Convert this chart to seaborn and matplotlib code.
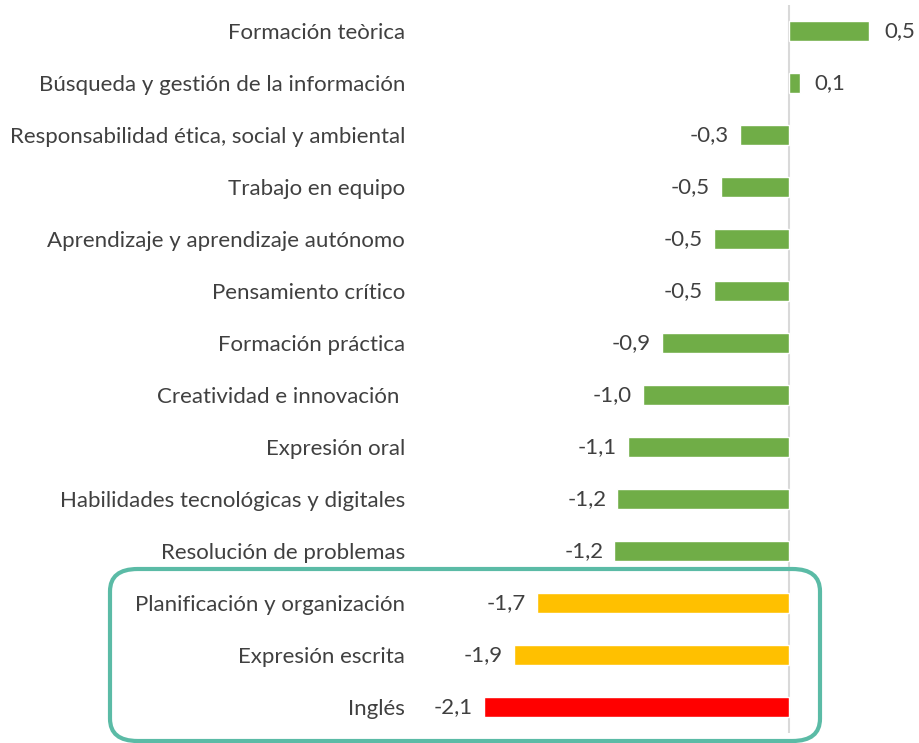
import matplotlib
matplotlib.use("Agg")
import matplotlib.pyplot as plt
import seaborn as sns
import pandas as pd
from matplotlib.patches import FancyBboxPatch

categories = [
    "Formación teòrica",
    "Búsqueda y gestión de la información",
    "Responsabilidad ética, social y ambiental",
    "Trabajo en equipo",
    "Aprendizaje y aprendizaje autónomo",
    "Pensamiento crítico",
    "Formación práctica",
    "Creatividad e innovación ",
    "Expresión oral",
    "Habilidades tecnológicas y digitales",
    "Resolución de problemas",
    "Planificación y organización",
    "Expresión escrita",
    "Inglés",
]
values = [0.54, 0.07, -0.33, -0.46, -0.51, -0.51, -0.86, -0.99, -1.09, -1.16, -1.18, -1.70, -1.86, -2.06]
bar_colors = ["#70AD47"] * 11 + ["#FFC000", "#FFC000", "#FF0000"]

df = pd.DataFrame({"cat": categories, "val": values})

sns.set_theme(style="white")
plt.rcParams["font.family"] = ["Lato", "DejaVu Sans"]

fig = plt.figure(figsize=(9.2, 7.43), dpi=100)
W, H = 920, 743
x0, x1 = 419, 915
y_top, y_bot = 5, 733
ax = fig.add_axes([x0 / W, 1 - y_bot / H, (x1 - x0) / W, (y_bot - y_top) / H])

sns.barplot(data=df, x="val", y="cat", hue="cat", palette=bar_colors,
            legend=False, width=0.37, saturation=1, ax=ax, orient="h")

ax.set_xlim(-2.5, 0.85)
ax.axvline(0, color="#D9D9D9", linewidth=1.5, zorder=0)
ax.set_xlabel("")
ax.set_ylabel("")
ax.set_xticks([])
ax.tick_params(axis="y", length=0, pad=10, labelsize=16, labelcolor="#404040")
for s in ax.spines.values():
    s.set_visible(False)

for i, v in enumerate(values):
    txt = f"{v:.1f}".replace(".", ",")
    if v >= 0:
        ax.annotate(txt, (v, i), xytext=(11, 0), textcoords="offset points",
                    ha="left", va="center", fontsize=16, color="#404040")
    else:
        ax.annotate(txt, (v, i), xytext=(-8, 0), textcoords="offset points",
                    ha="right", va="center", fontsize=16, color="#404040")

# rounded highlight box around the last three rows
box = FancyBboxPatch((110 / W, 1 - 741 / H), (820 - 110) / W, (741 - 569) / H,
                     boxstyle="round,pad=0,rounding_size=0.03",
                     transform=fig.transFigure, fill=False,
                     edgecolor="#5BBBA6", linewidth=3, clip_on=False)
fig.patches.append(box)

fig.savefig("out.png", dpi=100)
━━━━━━━━
Repeat, word for word and with no pictures, only the lines running from the beginning of the data to the line that contains "from matplotlib.patches import FancyBboxPatch".

Convert this chart to seaborn and matplotlib code.
import matplotlib
matplotlib.use("Agg")
import matplotlib.pyplot as plt
import seaborn as sns
import pandas as pd
from matplotlib.patches import FancyBboxPatch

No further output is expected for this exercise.